Bagi Hengky, kakao adalah pintu masuk mengatasi ketertinggalan NTT. Namun, pengembangannya menuntut perubahan kebijakan terkait petugas pendamping. Mereka harus diberi honor pantas, seimbang dengan tugasnya memperbaiki perekonomian yang menyangkut hajat hidup orang banyak.
Para pendamping itu, sarjana pertanian maupun diploma, hanya mendapat honor maksimal Rp 1 juta per bulan. Standar honor itu tak mendorong mereka betah di desa. ”Mengubah hidup orang desa agar lebih baik ekonominya hanya mungkin kalau mereka didampingi orang-orang yang pintar,” kata Hengky.
Hal itu dimungkinkan apabila standar honor bagi sarjana pertanian sudah memadai, tak seperti umumnya yang terjadi kini. ”Seharusnya sarjana pertanian diberi honor yang memadai, setidaknya tak jauh berbeda dari dokter yang bertugas di desa. Bagaimanapun kesehatan masyarakat desa sulit terjaga apabila warganya tetap miskin,” katanya.
Indonesia adalah negara penghasil kakao terbesar ketiga di dunia, dengan produksi sekitar 400.000 ton per tahun, setelah Pantai Gading dan Ghana.

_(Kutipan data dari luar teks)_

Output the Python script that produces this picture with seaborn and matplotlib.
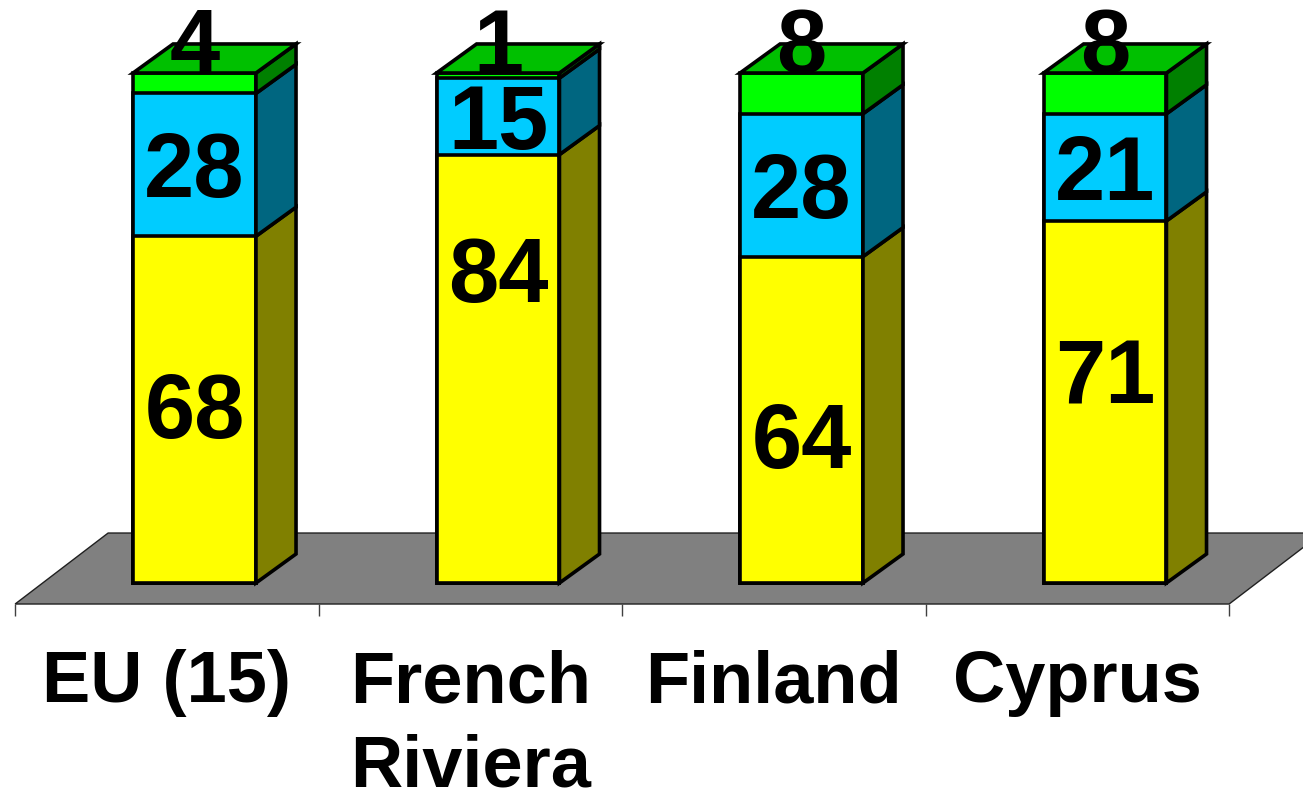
import matplotlib
matplotlib.use("Agg")
import matplotlib.pyplot as plt
from matplotlib.patches import Polygon
from matplotlib.transforms import offset_copy
import pandas as pd
import seaborn as sns

# ---- data -------------------------------------------------------------
categories = ["EU (15)", "French\nRiviera", "Finland", "Cyprus"]
low_share = [68, 84, 64, 71]     # yellow segment
mid_share = [28, 15, 28, 21]     # cyan segment
high_share = [4, 1, 8, 8]        # green segment

# vertical placement of the yellow-segment value labels (data units)
low_label_y = [34.7, 61.4, 28.8, 41.6]
top_label_y = 106.3

# ---- style ------------------------------------------------------------
sns.set_theme(style="white")
plt.rcParams["font.family"] = ["Liberation Sans", "DejaVu Sans"]
plt.rcParams["font.weight"] = "bold"

front = {"low": "#FFFF00", "mid": "#00CCFF", "high": "#00FF00"}
side = {"low": "#808000", "mid": "#006680", "high": "#008000"}
top_face = "#00C000"
edge_lw = 2.6
bar_w = 0.405
dx, dy = 0.132, 5.69            # depth offset of the bar boxes
floor_dx, floor_dy = 0.3064, 13.92
floor_front_y = -4.12
floor_x0, floor_x1 = -0.591, 3.409

fig = plt.figure(figsize=(13.03, 8.01), dpi=100)
ax = fig.add_axes([0, 0, 1, 1])

n = len(categories)
cum1 = low_share
cum2 = [a + b for a, b in zip(low_share, mid_share)]
cum3 = [a + b + c for a, b, c in zip(low_share, mid_share, high_share)]

# floor
floor = Polygon([(floor_x0, floor_front_y), (floor_x1, floor_front_y),
                 (floor_x1 + floor_dx, floor_front_y + floor_dy),
                 (floor_x0 + floor_dx, floor_front_y + floor_dy)],
                closed=True, facecolor="#808080", edgecolor="#202020",
                lw=1.0, zorder=0)
ax.add_patch(floor)
for k in range(n + 1):
    xt = floor_x0 + k * (floor_x1 - floor_x0) / n
    ax.plot([xt, xt], [floor_front_y, floor_front_y - 2.4],
            color="#404040", lw=1.0, zorder=0, solid_capstyle="butt")

# front faces: cumulative totals, tallest first so lower layers overlay
df = pd.DataFrame({"cat": list(range(n)), "c3": cum3, "c2": cum2, "c1": cum1})
for col, key in [("c3", "high"), ("c2", "mid"), ("c1", "low")]:
    sns.barplot(data=df, x="cat", y=col, color=front[key], saturation=1,
                width=bar_w, edgecolor="black", linewidth=edge_lw,
                errorbar=None, ax=ax, zorder=2)

# side and top faces
for i in range(n):
    xl, xr = i - bar_w / 2, i + bar_w / 2
    segs = [(0, cum1[i], "low"), (cum1[i], cum2[i], "mid"),
            (cum2[i], cum3[i], "high")]
    for b, t, key in segs:
        ax.add_patch(Polygon([(xr, b), (xr + dx, b + dy), (xr + dx, t + dy),
                              (xr, t)], closed=True, facecolor=side[key],
                             edgecolor="black", lw=edge_lw, zorder=2,
                             joinstyle="miter"))
    T = cum3[i]
    ax.add_patch(Polygon([(xl, T), (xr, T), (xr + dx, T + dy), (xl + dx, T + dy)],
                         closed=True, facecolor=top_face, edgecolor="black",
                         lw=edge_lw, zorder=2, joinstyle="miter"))

# value labels (baseline shifted so digits are centred on the target)
fs_val = 65
tr = offset_copy(ax.transData, fig=fig, y=-0.358 * fs_val, units="points")
for i in range(n):
    ax.text(i, low_label_y[i], str(low_share[i]), transform=tr,
            ha="center", va="baseline", fontsize=fs_val, fontweight="bold",
            color="black", zorder=5)
    ax.text(i, low_share[i] + mid_share[i] / 2, str(mid_share[i]), transform=tr,
            ha="center", va="baseline", fontsize=fs_val, fontweight="bold",
            color="black", zorder=5)
    ax.text(i, top_label_y, str(high_share[i]), transform=tr,
            ha="center", va="baseline", fontsize=fs_val, fontweight="bold",
            color="black", zorder=5)

# category labels
for k, name in enumerate(categories):
    xc = floor_x0 + (k + 0.5) * (floor_x1 - floor_x0) / n
    ax.text(xc, -13.0, name, ha="center", va="top", fontsize=52,
            fontweight="bold", color="black", linespacing=1.3)

ax.set_xlim(-194.5 / 303.5, (1303 - 194.5) / 303.5)
ax.set_ylim((583 - 801) / 5.1, 583 / 5.1)
ax.axis("off")

fig.savefig("out.png", dpi=100, facecolor="white")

Namun faktanya, industri pengolahan kakao di Indonesia tetap dilanda kekurangan bahan baku berupa biji kakao terfermentasi, hingga mesti mengimpor sekitar 30.000 ton per tahun.
Padahal, proses fermentasi bukan pekerjaan sulit. Sumber penyebabnya, petani dibiarkan bergelut sendiri tanpa pendamping yang memadai.